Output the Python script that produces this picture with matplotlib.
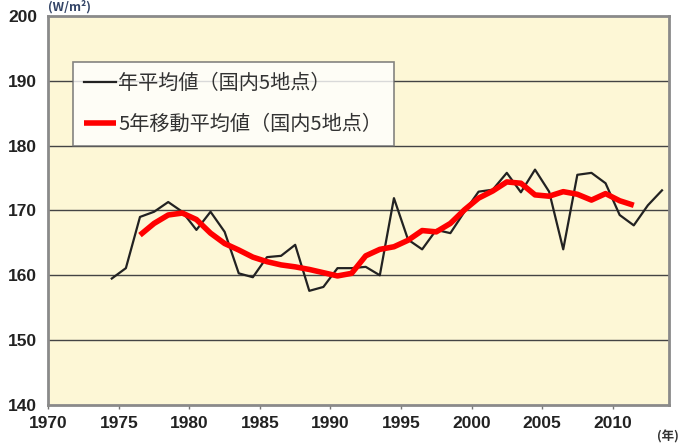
import matplotlib
matplotlib.use("Agg")
from matplotlib import pyplot as plt
import numpy as np

plt.rcParams['font.family'] = ['Noto Sans CJK JP', 'DejaVu Sans']

# 年平均値（国内5地点）
years = np.arange(1974, 2014)
annual = [159.5, 161.1, 169.0, 169.8, 171.3, 169.8, 167.0, 169.8, 166.7, 160.3,
          159.7, 162.8, 163.0, 164.7, 157.6, 158.2, 161.1, 161.1, 161.3, 160.0,
          171.9, 165.5, 164.0, 167.0, 166.5, 169.8, 172.9, 173.2, 175.8, 172.8,
          176.3, 172.9, 164.0, 175.5, 175.8, 174.2, 169.3, 167.7, 170.8, 173.1]

# 5年移動平均値（国内5地点）
ma_years = np.arange(1976, 2012)
moving = [166.2, 168.0, 169.3, 169.6, 168.6, 166.5, 164.9, 163.9, 162.8, 162.1,
          161.6, 161.3, 160.9, 160.4, 159.9, 160.3, 163.0, 164.0, 164.4, 165.4,
          166.9, 166.7, 168.0, 170.1, 171.9, 173.0, 174.4, 174.2, 172.4, 172.2,
          172.9, 172.5, 171.6, 172.6, 171.5, 170.8]

xticks = list(range(1970, 2011, 5))
yticks = list(range(140, 201, 10))

fig = plt.figure(figsize=(6.82, 4.44), dpi=100)
ax = fig.add_axes([0.0708, 0.088, 0.9102, 0.876])
ax.set_facecolor('#fdf7d6')

# 点は年の中央に置く
ax.plot(years + 0.5, annual, color='#222222', lw=1.6, label='年平均値（国内5地点）', zorder=3)
ax.plot(ma_years + 0.5, moving, color='#ff0000', lw=4, label='5年移動平均値（国内5地点）', zorder=4,
        solid_capstyle='butt')

ax.set_xlim(1970, 2014)
ax.set_ylim(140, 200)
ax.set_xticks(xticks)
ax.set_yticks(yticks)
tick_font = dict(family=['Liberation Sans Narrow', 'Liberation Sans', 'DejaVu Sans'],
                 weight='bold', size=12.5)
ax.set_xticklabels([str(t) for t in xticks], **tick_font)
ax.set_yticklabels([str(t) for t in yticks], **tick_font)
ax.tick_params(axis='x', direction='out', length=3, width=1, color='#777777', pad=5, labelcolor='#222222')
ax.tick_params(axis='y', length=0, pad=8, labelcolor='#222222')

for y in yticks[1:-1]:
    ax.axhline(y, color='#444444', lw=1.0, zorder=1)

for s in ax.spines.values():
    s.set_color('#8a8a8a')
    s.set_linewidth(2)

leg = ax.legend(loc='upper left', bbox_to_anchor=(0.040, 0.882), fontsize=14.5,
                handlelength=1.6, handletextpad=0.1, labelspacing=1.0,
                borderpad=0.55, borderaxespad=0, frameon=True, fancybox=False)
leg.get_frame().set_edgecolor('#666666')
leg.get_frame().set_linewidth(1.2)
leg.get_frame().set_facecolor('white')
for t in leg.get_texts():
    t.set_color('#333333')

fig.text(0.071, 0.999, '(W/m²)', fontsize=9, weight='bold', color='#334466',
         va='top', ha='left')
fig.text(0.995, 0.002, '(年)', fontsize=9, weight='bold', color='#333333',
         va='bottom', ha='right')

fig.savefig('out.png', dpi=100)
------------------------------------------------------------
◆ What needs to be done ◆
Reproduce the data word for word, excluding its pictures.

◆ Full output ◆
Output the Python script that produces this picture with matplotlib.
import matplotlib
matplotlib.use("Agg")
from matplotlib import pyplot as plt
import numpy as np

plt.rcParams['font.family'] = ['Noto Sans CJK JP', 'DejaVu Sans']

# 年平均値（国内5地点）
years = np.arange(1974, 2014)
annual = [159.5, 161.1, 169.0, 169.8, 171.3, 169.8, 167.0, 169.8, 166.7, 160.3,
          159.7, 162.8, 163.0, 164.7, 157.6, 158.2, 161.1, 161.1, 161.3, 160.0,
          171.9, 165.5, 164.0, 167.0, 166.5, 169.8, 172.9, 173.2, 175.8, 172.8,
          176.3, 172.9, 164.0, 175.5, 175.8, 174.2, 169.3, 167.7, 170.8, 173.1]

# 5年移動平均値（国内5地点）
ma_years = np.arange(1976, 2012)
moving = [166.2, 168.0, 169.3, 169.6, 168.6, 166.5, 164.9, 163.9, 162.8, 162.1,
          161.6, 161.3, 160.9, 160.4, 159.9, 160.3, 163.0, 164.0, 164.4, 165.4,
          166.9, 166.7, 168.0, 170.1, 171.9, 173.0, 174.4, 174.2, 172.4, 172.2,
          172.9, 172.5, 171.6, 172.6, 171.5, 170.8]

xticks = list(range(1970, 2011, 5))
yticks = list(range(140, 201, 10))

fig = plt.figure(figsize=(6.82, 4.44), dpi=100)
ax = fig.add_axes([0.0708, 0.088, 0.9102, 0.876])
ax.set_facecolor('#fdf7d6')

# 点は年の中央に置く
ax.plot(years + 0.5, annual, color='#222222', lw=1.6, label='年平均値（国内5地点）', zorder=3)
ax.plot(ma_years + 0.5, moving, color='#ff0000', lw=4, label='5年移動平均値（国内5地点）', zorder=4,
        solid_capstyle='butt')

ax.set_xlim(1970, 2014)
ax.set_ylim(140, 200)
ax.set_xticks(xticks)
ax.set_yticks(yticks)
tick_font = dict(family=['Liberation Sans Narrow', 'Liberation Sans', 'DejaVu Sans'],
                 weight='bold', size=12.5)
ax.set_xticklabels([str(t) for t in xticks], **tick_font)
ax.set_yticklabels([str(t) for t in yticks], **tick_font)
ax.tick_params(axis='x', direction='out', length=3, width=1, color='#777777', pad=5, labelcolor='#222222')
ax.tick_params(axis='y', length=0, pad=8, labelcolor='#222222')

for y in yticks[1:-1]:
    ax.axhline(y, color='#444444', lw=1.0, zorder=1)

for s in ax.spines.values():
    s.set_color('#8a8a8a')
    s.set_linewidth(2)

leg = ax.legend(loc='upper left', bbox_to_anchor=(0.040, 0.882), fontsize=14.5,
                handlelength=1.6, handletextpad=0.1, labelspacing=1.0,
                borderpad=0.55, borderaxespad=0, frameon=True, fancybox=False)
leg.get_frame().set_edgecolor('#666666')
leg.get_frame().set_linewidth(1.2)
leg.get_frame().set_facecolor('white')
for t in leg.get_texts():
    t.set_color('#333333')

fig.text(0.071, 0.999, '(W/m²)', fontsize=9, weight='bold', color='#334466',
         va='top', ha='left')
fig.text(0.995, 0.002, '(年)', fontsize=9, weight='bold', color='#333333',
         va='bottom', ha='right')

fig.savefig('out.png', dpi=100)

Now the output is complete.